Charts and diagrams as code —
* BEGIN *

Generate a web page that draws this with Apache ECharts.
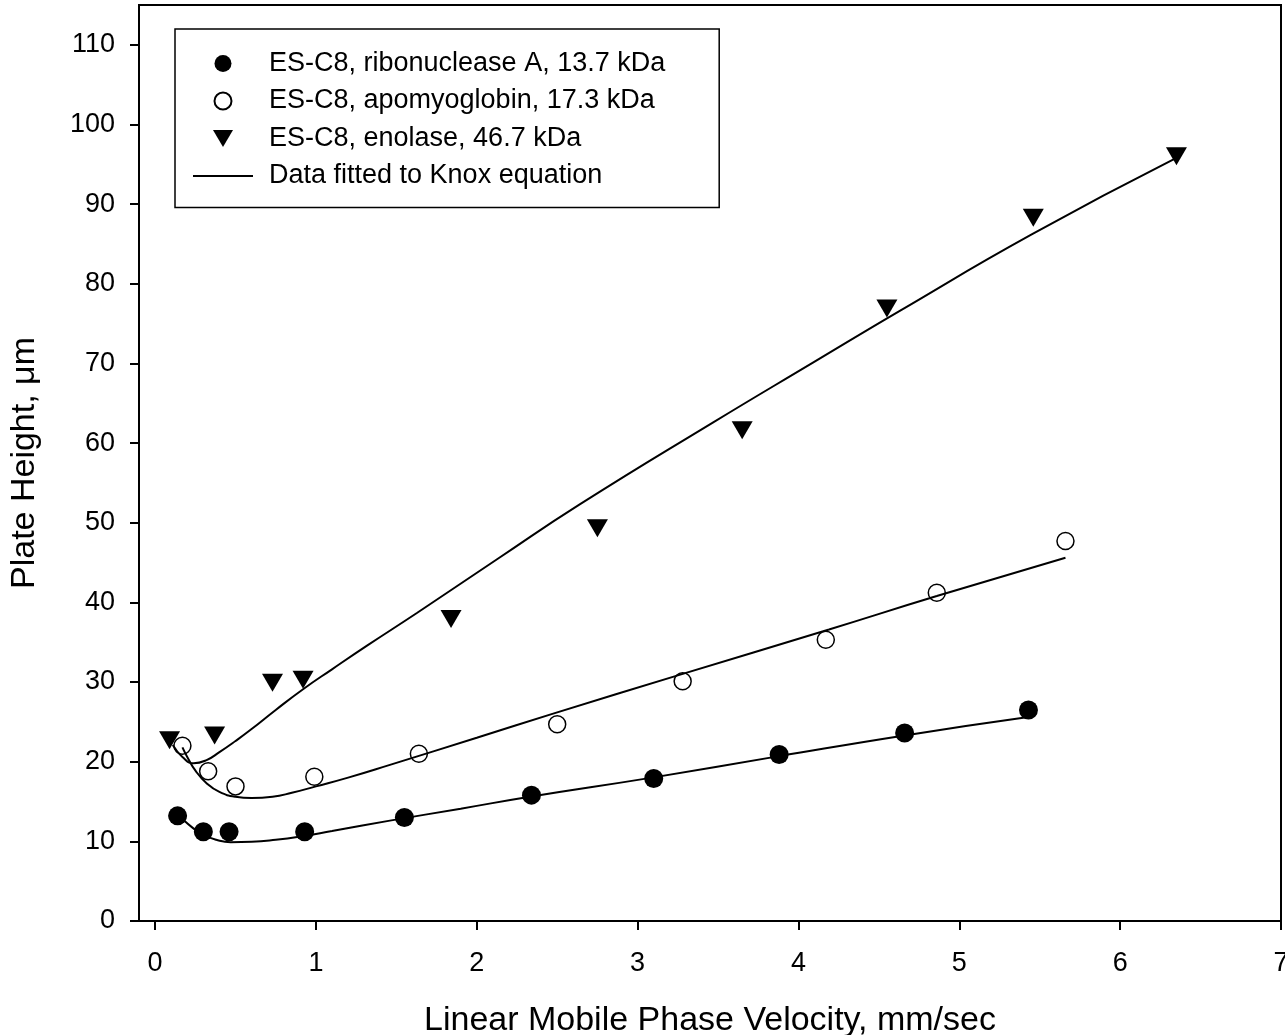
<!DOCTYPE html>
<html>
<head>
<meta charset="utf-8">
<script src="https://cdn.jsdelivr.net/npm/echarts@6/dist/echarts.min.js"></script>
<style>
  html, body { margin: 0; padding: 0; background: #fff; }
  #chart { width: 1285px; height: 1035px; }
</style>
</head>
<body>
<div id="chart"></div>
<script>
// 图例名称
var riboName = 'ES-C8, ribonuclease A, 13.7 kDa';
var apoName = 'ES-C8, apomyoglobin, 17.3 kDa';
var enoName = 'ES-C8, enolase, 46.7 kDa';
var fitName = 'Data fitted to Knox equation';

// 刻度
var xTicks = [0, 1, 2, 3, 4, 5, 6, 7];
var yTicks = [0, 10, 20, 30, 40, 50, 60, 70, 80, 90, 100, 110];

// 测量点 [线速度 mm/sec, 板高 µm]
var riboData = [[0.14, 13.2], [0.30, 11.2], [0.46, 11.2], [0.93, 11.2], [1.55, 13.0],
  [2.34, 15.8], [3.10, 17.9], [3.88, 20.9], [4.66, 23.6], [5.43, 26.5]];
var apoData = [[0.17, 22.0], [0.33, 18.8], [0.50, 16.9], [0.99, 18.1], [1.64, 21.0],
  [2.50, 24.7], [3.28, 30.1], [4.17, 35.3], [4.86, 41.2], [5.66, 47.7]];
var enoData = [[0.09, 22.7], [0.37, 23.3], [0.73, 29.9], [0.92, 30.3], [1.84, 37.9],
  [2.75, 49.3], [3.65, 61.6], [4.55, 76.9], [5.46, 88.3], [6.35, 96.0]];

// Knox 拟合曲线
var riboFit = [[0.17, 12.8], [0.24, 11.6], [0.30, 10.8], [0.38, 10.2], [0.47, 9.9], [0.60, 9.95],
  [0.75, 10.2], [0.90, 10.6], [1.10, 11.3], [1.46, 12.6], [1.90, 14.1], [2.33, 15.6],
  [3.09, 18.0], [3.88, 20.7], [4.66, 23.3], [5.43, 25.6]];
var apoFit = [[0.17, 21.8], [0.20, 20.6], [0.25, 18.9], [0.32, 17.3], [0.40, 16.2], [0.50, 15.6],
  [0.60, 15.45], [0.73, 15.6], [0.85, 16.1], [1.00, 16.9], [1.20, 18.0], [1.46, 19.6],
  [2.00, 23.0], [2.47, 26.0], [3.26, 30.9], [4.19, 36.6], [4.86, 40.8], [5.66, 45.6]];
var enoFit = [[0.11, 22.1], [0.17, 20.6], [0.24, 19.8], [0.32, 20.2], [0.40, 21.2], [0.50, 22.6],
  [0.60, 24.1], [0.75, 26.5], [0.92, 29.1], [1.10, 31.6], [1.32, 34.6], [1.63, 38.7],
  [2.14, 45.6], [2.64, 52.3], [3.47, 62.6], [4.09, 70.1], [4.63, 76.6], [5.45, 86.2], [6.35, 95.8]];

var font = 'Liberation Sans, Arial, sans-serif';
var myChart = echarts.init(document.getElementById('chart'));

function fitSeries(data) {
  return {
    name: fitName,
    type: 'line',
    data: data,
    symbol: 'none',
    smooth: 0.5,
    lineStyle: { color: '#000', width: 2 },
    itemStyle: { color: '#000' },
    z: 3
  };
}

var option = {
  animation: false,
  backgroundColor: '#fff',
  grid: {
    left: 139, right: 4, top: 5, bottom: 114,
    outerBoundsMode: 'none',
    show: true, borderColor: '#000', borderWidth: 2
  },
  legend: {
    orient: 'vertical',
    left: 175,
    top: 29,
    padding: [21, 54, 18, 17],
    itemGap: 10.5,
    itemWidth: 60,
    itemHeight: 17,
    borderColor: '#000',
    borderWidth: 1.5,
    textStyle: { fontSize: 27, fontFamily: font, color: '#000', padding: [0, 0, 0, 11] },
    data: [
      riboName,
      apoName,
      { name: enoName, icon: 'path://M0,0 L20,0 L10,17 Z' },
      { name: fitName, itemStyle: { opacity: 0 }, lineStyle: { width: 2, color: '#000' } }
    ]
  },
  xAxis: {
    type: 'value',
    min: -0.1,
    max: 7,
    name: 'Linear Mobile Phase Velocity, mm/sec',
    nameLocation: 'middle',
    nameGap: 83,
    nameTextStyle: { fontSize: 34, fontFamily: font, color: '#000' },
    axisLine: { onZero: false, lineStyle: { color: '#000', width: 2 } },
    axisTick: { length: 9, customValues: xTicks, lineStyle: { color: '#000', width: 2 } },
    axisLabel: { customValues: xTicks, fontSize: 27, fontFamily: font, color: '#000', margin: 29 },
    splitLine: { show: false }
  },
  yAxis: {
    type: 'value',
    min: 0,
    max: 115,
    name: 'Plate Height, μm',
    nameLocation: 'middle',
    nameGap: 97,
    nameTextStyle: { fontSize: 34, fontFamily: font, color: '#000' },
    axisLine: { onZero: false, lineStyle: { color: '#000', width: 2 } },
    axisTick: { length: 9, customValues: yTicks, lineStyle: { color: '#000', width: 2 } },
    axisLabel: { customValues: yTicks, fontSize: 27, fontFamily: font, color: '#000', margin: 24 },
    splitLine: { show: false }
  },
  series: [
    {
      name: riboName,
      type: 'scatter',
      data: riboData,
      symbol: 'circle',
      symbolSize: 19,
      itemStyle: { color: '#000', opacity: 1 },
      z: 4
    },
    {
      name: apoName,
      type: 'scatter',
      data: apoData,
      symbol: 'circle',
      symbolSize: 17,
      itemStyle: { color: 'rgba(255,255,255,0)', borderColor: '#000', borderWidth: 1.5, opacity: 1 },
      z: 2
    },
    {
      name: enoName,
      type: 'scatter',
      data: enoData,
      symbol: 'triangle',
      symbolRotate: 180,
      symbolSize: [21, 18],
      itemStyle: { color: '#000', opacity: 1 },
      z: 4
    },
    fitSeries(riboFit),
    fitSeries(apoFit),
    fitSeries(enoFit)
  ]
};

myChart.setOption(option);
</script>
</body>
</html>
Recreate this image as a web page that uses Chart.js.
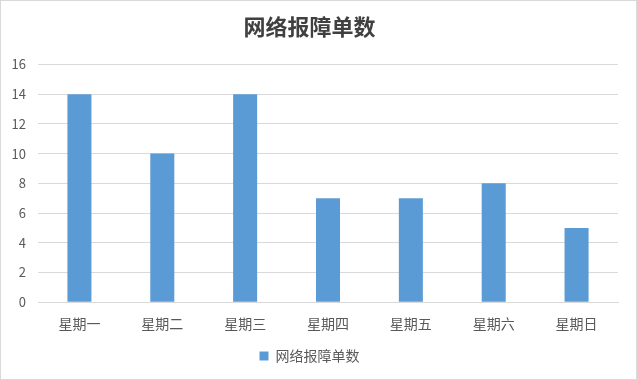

* END *

Goal —
Repeat the material above verbatim. Leave the pictures behind.

Written solution —
Generate a web page that draws this with Apache ECharts.
<!DOCTYPE html>
<html>
<head>
<meta charset="utf-8">
<script src="https://cdn.jsdelivr.net/npm/echarts@6/dist/echarts.min.js"></script>
<style>
  html, body { margin: 0; padding: 0; background: #fff; }
  #chart { width: 1285px; height: 1035px; }
</style>
</head>
<body>
<div id="chart"></div>
<script>
// 图例名称
var riboName = 'ES-C8, ribonuclease A, 13.7 kDa';
var apoName = 'ES-C8, apomyoglobin, 17.3 kDa';
var enoName = 'ES-C8, enolase, 46.7 kDa';
var fitName = 'Data fitted to Knox equation';

// 刻度
var xTicks = [0, 1, 2, 3, 4, 5, 6, 7];
var yTicks = [0, 10, 20, 30, 40, 50, 60, 70, 80, 90, 100, 110];

// 测量点 [线速度 mm/sec, 板高 µm]
var riboData = [[0.14, 13.2], [0.30, 11.2], [0.46, 11.2], [0.93, 11.2], [1.55, 13.0],
  [2.34, 15.8], [3.10, 17.9], [3.88, 20.9], [4.66, 23.6], [5.43, 26.5]];
var apoData = [[0.17, 22.0], [0.33, 18.8], [0.50, 16.9], [0.99, 18.1], [1.64, 21.0],
  [2.50, 24.7], [3.28, 30.1], [4.17, 35.3], [4.86, 41.2], [5.66, 47.7]];
var enoData = [[0.09, 22.7], [0.37, 23.3], [0.73, 29.9], [0.92, 30.3], [1.84, 37.9],
  [2.75, 49.3], [3.65, 61.6], [4.55, 76.9], [5.46, 88.3], [6.35, 96.0]];

// Knox 拟合曲线
var riboFit = [[0.17, 12.8], [0.24, 11.6], [0.30, 10.8], [0.38, 10.2], [0.47, 9.9], [0.60, 9.95],
  [0.75, 10.2], [0.90, 10.6], [1.10, 11.3], [1.46, 12.6], [1.90, 14.1], [2.33, 15.6],
  [3.09, 18.0], [3.88, 20.7], [4.66, 23.3], [5.43, 25.6]];
var apoFit = [[0.17, 21.8], [0.20, 20.6], [0.25, 18.9], [0.32, 17.3], [0.40, 16.2], [0.50, 15.6],
  [0.60, 15.45], [0.73, 15.6], [0.85, 16.1], [1.00, 16.9], [1.20, 18.0], [1.46, 19.6],
  [2.00, 23.0], [2.47, 26.0], [3.26, 30.9], [4.19, 36.6], [4.86, 40.8], [5.66, 45.6]];
var enoFit = [[0.11, 22.1], [0.17, 20.6], [0.24, 19.8], [0.32, 20.2], [0.40, 21.2], [0.50, 22.6],
  [0.60, 24.1], [0.75, 26.5], [0.92, 29.1], [1.10, 31.6], [1.32, 34.6], [1.63, 38.7],
  [2.14, 45.6], [2.64, 52.3], [3.47, 62.6], [4.09, 70.1], [4.63, 76.6], [5.45, 86.2], [6.35, 95.8]];

var font = 'Liberation Sans, Arial, sans-serif';
var myChart = echarts.init(document.getElementById('chart'));

function fitSeries(data) {
  return {
    name: fitName,
    type: 'line',
    data: data,
    symbol: 'none',
    smooth: 0.5,
    lineStyle: { color: '#000', width: 2 },
    itemStyle: { color: '#000' },
    z: 3
  };
}

var option = {
  animation: false,
  backgroundColor: '#fff',
  grid: {
    left: 139, right: 4, top: 5, bottom: 114,
    outerBoundsMode: 'none',
    show: true, borderColor: '#000', borderWidth: 2
  },
  legend: {
    orient: 'vertical',
    left: 175,
    top: 29,
    padding: [21, 54, 18, 17],
    itemGap: 10.5,
    itemWidth: 60,
    itemHeight: 17,
    borderColor: '#000',
    borderWidth: 1.5,
    textStyle: { fontSize: 27, fontFamily: font, color: '#000', padding: [0, 0, 0, 11] },
    data: [
      riboName,
      apoName,
      { name: enoName, icon: 'path://M0,0 L20,0 L10,17 Z' },
      { name: fitName, itemStyle: { opacity: 0 }, lineStyle: { width: 2, color: '#000' } }
    ]
  },
  xAxis: {
    type: 'value',
    min: -0.1,
    max: 7,
    name: 'Linear Mobile Phase Velocity, mm/sec',
    nameLocation: 'middle',
    nameGap: 83,
    nameTextStyle: { fontSize: 34, fontFamily: font, color: '#000' },
    axisLine: { onZero: false, lineStyle: { color: '#000', width: 2 } },
    axisTick: { length: 9, customValues: xTicks, lineStyle: { color: '#000', width: 2 } },
    axisLabel: { customValues: xTicks, fontSize: 27, fontFamily: font, color: '#000', margin: 29 },
    splitLine: { show: false }
  },
  yAxis: {
    type: 'value',
    min: 0,
    max: 115,
    name: 'Plate Height, μm',
    nameLocation: 'middle',
    nameGap: 97,
    nameTextStyle: { fontSize: 34, fontFamily: font, color: '#000' },
    axisLine: { onZero: false, lineStyle: { color: '#000', width: 2 } },
    axisTick: { length: 9, customValues: yTicks, lineStyle: { color: '#000', width: 2 } },
    axisLabel: { customValues: yTicks, fontSize: 27, fontFamily: font, color: '#000', margin: 24 },
    splitLine: { show: false }
  },
  series: [
    {
      name: riboName,
      type: 'scatter',
      data: riboData,
      symbol: 'circle',
      symbolSize: 19,
      itemStyle: { color: '#000', opacity: 1 },
      z: 4
    },
    {
      name: apoName,
      type: 'scatter',
      data: apoData,
      symbol: 'circle',
      symbolSize: 17,
      itemStyle: { color: 'rgba(255,255,255,0)', borderColor: '#000', borderWidth: 1.5, opacity: 1 },
      z: 2
    },
    {
      name: enoName,
      type: 'scatter',
      data: enoData,
      symbol: 'triangle',
      symbolRotate: 180,
      symbolSize: [21, 18],
      itemStyle: { color: '#000', opacity: 1 },
      z: 4
    },
    fitSeries(riboFit),
    fitSeries(apoFit),
    fitSeries(enoFit)
  ]
};

myChart.setOption(option);
</script>
</body>
</html>
Recreate this image as a web page that uses Chart.js.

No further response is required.